Revenge, Please, 34 Seasons On
Chorley ’86 And Some Snippets We Would Rather Have Forgotten
As a way of building up to tomorrow’s scarcely believable FA Cup fourth-round pairing, here are 15 memories of by far the blackest night in Wolverhampton Wanderers history, interspersed with some associated thoughts…..
That notorious 3-0 defeat has been back on supporters’ minds since the draw was made – and we have been busy looking back over the record books and archives.
*Just over six years after facing PSV Eindhoven as League Cup holders, Wolves failed to muster a single on-target effort in the fateful third meeting with a side from the Multipart Northern Premier League, the sixth tier of English football.
*My match report in the Express & Star referred to ‘the lowest ebb in their distinguished history bearing more than a passing resemblance to a club in the death throes.’ It was gloomy stuff and our counterparts at the Evening Mail went much further by producing a back-page cartoon showing a wolf lying in a coffin that had RIP on the side.
*The grimmest night of the club’s 144-year history was in the middle of a trio of successive 3-0 defeats, the others coming at home to Wrexham on the occasion of Steve Bull and Andy Thompson’s debuts and against Lincoln in the duo’s first away appearances.
*The ineligible Bully and Thommo weren’t the only alarmed members of the travelling West Midlands contingent in the guest box at Burnden Park. Sitting nearby alongside new Wolves directors Dick Homden and Jack Harris was Birmingham chairman Ken Wheldon, a long-time boardroom colleague of the two at Walsall and a man who some thought was pulling some of the strings at Molineux.
*The original game (drawn 1-1) and this second replay were played at Burnden Park, Bolton, as the part-timers’ Victory Park ground was considered inadequate to host the tie. It had a capacity of only 3,000 and there were ever-present fears at the time regarding Wolves’ hooligan element.
*Graham Turner was honest enough to describe the second replay later as ‘men against boys’ and had to put up with Wolves fans chanting for his dismissal for the second match running.
*Members of the national press converged on Molineux next day and heard Turner refer only a month and a half into his tenure to ‘five years of mismanagement’ and shortage of funds. That, in turn, brought a sharp response from departed Derek Dougan ally Doug Hope, who said others had worked less complainingly in similar or worse conditions and he should leave if he couldn’t stand the heat.
*Dudley-born Chorley keeper Ian Senior, who the Express & Star match report described as having the cleanest knees in Bolton, claimed after his team’s unbelievable 3-0 victory: “I don’t think we were really expecting to beat them. It was just a joy to be playing against such a famous club.”

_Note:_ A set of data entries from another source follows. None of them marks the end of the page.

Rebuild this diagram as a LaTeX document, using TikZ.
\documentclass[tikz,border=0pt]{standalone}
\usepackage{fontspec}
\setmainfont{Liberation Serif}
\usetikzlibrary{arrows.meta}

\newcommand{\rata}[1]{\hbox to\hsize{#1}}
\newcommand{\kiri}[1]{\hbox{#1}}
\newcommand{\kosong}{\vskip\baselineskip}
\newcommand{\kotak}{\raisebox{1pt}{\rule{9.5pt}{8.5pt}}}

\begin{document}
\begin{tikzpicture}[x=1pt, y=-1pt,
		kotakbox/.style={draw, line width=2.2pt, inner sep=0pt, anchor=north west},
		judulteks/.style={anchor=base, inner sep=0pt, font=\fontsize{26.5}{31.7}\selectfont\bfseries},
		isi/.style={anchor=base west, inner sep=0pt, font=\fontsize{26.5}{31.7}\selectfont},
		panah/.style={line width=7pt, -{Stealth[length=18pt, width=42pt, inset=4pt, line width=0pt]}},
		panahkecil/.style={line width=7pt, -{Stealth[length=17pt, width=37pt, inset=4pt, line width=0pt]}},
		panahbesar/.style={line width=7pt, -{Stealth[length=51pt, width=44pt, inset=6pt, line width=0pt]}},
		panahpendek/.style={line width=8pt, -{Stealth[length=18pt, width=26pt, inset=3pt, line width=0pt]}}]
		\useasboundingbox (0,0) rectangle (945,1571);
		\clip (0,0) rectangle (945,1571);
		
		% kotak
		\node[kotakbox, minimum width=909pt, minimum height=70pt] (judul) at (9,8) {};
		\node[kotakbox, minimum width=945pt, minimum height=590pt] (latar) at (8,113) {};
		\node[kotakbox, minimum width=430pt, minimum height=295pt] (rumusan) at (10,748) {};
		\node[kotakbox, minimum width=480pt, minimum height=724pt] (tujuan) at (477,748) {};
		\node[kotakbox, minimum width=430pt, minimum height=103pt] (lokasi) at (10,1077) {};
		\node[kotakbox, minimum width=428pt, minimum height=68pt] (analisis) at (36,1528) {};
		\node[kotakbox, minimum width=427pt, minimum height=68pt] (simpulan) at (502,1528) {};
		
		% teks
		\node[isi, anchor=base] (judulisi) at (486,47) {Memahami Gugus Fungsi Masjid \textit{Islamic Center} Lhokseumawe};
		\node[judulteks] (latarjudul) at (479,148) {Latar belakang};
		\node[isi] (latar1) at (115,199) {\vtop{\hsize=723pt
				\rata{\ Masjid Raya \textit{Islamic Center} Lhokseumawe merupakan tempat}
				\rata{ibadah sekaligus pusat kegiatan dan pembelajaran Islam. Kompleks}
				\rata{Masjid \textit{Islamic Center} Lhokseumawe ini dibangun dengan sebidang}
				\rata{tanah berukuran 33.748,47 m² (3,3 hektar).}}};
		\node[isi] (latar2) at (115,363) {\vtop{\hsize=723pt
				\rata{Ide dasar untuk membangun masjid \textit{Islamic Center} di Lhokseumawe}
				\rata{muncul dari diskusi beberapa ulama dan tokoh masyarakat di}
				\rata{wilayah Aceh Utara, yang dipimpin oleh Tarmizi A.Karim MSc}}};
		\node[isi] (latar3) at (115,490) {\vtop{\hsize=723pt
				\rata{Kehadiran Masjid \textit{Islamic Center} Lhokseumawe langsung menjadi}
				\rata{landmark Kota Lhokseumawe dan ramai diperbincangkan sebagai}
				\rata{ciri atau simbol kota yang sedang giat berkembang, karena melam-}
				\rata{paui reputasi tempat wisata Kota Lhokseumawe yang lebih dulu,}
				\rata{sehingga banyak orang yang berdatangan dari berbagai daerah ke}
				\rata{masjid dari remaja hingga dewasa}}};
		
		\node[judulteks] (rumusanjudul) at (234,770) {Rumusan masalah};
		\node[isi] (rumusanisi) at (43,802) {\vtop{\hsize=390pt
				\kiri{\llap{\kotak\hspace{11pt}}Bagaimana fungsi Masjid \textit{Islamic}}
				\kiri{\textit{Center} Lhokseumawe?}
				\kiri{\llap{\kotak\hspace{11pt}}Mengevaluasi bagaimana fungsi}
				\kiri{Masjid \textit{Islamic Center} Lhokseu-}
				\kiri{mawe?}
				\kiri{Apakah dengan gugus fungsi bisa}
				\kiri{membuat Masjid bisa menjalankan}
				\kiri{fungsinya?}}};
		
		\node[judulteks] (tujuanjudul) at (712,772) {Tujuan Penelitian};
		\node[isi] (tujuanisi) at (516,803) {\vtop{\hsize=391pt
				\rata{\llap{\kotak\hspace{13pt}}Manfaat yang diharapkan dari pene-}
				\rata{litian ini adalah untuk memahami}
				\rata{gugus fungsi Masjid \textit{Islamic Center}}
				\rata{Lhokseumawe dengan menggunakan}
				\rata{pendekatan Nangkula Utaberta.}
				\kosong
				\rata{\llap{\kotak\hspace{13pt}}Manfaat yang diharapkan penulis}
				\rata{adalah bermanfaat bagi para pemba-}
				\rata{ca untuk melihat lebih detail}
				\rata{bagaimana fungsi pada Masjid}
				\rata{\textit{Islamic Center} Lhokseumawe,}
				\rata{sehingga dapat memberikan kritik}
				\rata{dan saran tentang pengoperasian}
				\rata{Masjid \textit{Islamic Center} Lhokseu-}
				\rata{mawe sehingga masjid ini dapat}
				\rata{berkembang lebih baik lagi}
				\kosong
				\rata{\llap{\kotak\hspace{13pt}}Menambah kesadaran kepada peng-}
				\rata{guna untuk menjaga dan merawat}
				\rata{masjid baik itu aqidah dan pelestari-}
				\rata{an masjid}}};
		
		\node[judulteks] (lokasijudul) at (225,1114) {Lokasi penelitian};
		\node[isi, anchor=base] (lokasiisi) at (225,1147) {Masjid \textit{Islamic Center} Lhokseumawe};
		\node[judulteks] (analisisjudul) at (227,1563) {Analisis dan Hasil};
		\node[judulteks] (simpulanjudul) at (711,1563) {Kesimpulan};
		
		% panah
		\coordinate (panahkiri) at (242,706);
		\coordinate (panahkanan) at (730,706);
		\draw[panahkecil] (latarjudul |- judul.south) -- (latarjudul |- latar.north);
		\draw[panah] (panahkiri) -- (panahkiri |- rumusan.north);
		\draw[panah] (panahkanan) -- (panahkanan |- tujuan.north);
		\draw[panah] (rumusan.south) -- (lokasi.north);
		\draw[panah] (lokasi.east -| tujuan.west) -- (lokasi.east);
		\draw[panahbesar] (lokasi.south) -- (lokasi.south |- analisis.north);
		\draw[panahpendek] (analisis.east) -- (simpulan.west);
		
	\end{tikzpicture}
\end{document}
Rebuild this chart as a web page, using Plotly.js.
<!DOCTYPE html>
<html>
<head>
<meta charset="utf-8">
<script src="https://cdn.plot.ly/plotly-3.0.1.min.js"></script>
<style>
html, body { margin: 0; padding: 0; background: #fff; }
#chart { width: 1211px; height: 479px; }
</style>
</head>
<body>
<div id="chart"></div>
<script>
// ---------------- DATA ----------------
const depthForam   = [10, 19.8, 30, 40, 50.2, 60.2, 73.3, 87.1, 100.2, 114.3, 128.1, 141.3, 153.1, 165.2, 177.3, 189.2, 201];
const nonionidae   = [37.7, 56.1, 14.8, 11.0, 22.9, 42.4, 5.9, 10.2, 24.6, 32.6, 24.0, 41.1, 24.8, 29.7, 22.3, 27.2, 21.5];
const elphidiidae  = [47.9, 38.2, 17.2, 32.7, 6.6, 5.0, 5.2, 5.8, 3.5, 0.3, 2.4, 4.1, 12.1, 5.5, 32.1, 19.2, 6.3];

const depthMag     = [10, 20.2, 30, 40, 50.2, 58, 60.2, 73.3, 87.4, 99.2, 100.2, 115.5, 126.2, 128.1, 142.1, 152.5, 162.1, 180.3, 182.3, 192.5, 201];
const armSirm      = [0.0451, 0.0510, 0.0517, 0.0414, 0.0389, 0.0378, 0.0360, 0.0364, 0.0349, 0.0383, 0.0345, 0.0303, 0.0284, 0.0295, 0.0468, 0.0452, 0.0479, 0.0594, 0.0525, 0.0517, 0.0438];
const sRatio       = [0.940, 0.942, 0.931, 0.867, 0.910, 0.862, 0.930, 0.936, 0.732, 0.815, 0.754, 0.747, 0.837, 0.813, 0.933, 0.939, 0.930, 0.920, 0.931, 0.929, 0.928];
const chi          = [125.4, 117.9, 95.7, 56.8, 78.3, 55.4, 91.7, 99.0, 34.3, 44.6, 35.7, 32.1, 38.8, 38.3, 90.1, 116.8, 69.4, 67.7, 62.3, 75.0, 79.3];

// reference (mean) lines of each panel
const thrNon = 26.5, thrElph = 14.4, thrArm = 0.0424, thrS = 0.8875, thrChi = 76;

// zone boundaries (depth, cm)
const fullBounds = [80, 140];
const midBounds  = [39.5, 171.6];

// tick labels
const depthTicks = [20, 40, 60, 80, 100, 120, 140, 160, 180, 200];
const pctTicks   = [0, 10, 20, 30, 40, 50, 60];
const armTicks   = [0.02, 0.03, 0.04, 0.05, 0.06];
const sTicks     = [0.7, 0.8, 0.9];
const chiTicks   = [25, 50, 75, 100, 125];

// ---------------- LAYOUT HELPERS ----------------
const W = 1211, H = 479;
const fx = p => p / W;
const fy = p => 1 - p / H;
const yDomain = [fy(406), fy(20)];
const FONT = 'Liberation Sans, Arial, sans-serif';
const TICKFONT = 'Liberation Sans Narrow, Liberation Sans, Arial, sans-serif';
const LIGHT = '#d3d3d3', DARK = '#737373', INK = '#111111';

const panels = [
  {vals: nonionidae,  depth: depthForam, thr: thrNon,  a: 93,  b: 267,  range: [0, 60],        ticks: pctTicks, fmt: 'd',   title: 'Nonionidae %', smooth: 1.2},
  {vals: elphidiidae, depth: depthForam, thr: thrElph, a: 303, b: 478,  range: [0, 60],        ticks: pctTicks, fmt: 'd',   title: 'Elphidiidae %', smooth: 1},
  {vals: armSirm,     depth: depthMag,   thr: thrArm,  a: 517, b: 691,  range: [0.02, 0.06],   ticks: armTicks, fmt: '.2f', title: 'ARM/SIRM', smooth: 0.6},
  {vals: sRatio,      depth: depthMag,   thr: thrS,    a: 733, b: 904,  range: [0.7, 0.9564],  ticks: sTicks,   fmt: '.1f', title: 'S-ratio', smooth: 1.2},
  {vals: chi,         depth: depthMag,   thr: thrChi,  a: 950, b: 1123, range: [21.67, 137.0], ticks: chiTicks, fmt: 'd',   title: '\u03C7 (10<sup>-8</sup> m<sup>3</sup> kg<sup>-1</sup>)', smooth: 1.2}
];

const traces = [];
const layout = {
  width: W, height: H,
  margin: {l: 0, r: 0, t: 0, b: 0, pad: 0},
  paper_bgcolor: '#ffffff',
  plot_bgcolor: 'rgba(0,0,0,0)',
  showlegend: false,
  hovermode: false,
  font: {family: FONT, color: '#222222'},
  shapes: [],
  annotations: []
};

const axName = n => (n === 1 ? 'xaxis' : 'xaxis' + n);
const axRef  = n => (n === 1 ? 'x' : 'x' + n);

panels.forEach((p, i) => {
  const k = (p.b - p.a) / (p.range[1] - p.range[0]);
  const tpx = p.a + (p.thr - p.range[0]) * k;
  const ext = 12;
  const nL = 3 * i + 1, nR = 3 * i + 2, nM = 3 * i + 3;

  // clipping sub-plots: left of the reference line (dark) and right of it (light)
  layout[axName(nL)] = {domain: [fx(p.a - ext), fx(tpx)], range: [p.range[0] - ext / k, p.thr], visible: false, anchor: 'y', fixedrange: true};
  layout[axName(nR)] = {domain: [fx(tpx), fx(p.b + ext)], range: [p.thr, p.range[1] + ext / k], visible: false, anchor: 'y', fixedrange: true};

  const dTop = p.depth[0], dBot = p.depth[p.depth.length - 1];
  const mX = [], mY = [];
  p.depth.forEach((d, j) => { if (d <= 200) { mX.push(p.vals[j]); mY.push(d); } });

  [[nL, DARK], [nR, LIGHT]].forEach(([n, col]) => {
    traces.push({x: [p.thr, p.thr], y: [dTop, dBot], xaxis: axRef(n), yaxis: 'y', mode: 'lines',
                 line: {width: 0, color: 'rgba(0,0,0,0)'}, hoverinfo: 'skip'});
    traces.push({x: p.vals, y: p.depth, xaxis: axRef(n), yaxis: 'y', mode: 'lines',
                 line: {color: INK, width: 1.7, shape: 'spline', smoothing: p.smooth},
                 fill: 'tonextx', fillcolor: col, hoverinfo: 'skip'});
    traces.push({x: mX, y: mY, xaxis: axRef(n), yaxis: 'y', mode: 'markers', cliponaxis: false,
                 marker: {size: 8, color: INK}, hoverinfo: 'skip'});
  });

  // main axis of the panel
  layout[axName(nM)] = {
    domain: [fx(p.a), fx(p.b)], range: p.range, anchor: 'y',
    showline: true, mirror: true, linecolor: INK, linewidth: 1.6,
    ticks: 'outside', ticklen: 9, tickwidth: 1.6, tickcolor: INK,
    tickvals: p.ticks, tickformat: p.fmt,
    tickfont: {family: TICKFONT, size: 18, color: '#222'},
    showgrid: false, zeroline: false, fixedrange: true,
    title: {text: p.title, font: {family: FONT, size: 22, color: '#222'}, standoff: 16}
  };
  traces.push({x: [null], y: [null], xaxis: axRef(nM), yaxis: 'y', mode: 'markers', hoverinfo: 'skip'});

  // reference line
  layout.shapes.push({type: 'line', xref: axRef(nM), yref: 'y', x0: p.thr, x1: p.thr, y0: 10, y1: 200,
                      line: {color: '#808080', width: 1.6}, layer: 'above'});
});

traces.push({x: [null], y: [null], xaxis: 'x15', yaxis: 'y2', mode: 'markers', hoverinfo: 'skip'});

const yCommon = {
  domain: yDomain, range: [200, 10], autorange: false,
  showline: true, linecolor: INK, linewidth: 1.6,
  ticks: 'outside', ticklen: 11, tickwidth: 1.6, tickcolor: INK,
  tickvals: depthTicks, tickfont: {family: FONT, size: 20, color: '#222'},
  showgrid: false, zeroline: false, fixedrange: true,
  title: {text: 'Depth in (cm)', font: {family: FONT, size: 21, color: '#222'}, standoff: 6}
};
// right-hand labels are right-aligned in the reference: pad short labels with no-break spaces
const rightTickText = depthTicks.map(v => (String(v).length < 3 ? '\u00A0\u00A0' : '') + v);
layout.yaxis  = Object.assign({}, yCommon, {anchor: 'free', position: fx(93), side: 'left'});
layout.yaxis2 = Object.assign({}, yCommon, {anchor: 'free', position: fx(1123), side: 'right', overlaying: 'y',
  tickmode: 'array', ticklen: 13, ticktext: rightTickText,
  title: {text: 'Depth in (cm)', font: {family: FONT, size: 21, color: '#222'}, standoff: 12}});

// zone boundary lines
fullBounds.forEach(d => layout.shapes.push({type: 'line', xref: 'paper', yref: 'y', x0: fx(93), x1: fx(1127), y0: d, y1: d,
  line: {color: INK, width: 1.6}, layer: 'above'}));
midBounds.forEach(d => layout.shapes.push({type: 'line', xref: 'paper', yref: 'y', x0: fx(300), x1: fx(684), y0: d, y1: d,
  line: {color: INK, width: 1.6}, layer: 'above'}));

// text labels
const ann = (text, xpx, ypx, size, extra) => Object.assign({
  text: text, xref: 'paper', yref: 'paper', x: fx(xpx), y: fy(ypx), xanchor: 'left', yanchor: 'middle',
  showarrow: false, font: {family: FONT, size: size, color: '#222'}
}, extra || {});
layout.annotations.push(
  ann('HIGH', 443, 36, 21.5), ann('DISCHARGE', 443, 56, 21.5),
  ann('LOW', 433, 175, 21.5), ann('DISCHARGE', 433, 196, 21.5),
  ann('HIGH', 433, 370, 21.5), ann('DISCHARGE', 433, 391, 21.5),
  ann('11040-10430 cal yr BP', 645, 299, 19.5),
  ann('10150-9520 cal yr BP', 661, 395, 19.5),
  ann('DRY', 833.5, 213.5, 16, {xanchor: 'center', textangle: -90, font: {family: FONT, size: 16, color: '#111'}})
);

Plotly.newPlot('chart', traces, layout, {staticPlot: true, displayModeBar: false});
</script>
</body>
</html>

*Senior was a former team-mate of Andy Mutch’s at Southport and had had to change Fire Service shifts to be able to play. Among his team-mates, full-back Ken Scott was a policeman, second goalscorer Mark Edwards was a post office clerk and Paul Moss, who netted an equaliser in each of the first two games, reckoned he was £40 out of pocket over the tie as it had cost him work in his painting and decorating business. But he summed up: “This one’s on me…I won’t be charging the club for lost earnings.”
*Chorley’s biggest claim to fame was producing Paul Mariner but they had finished second from bottom and fourth from bottom the previous two seasons. Their weekly wage bill was £400 and they were described by former Express & Star reporter Neil Johnston on the BBC website today as ‘£25-a-week heroes’.
*Wolves might have got away with it had it not been for a member of Chorley manager Ken Wright’s family. After what he described as an ‘eerie’ replay night at Molineux, with two stands of the stadium condemned and empty, he followed the advice of his teenage son Neil when calling at the toss-up to decide home advantage for the third game.
*Keith Lockhart, who wore the no 10 shirt in all three games, had his Wolves contract cancelled the day after the third clash. And keeper Vince Bartram would experience a career high that was as extreme as this one was low for him. He later sat on the bench for Arsenal in a European final.
*There was no mass clear-out after this humiliation on November 24, 1986. Bartram, Mutch, Ally Robertson and substitute Nicky Clarke each stayed for years, Steve Stoutt, Micky Holmes, Matt Forman and Jon Purdie were all part of the squad who won the Fourth Division and Sherpa Van Trophy double at the end of the following season and Neil Edwards might have been as well had he not sustained a career-ending injury.
*Chorley were at it again in the second round, holding Preston to a draw and earning a replay on the Deepdale plastic which they lost 5-0. In the North End squad was Sam Allardyce, who became a team-mate there in the following March of Peter Zelem, who played for Wolves in all three legs of the Chorley marathon.
*Ken Wright became Chorley’s chairman, remains so today and had a chance meeting with Graham Turner at Preston just over a decade ago. At the time, the non-Leaguers were planning a reunion 25 years on and he said in a Backpass interview with Wolves Heroes’ David Instone: “Graham didn’t seem too keen to be reminded of 1986. I don’t think he will want to come to the dinner.”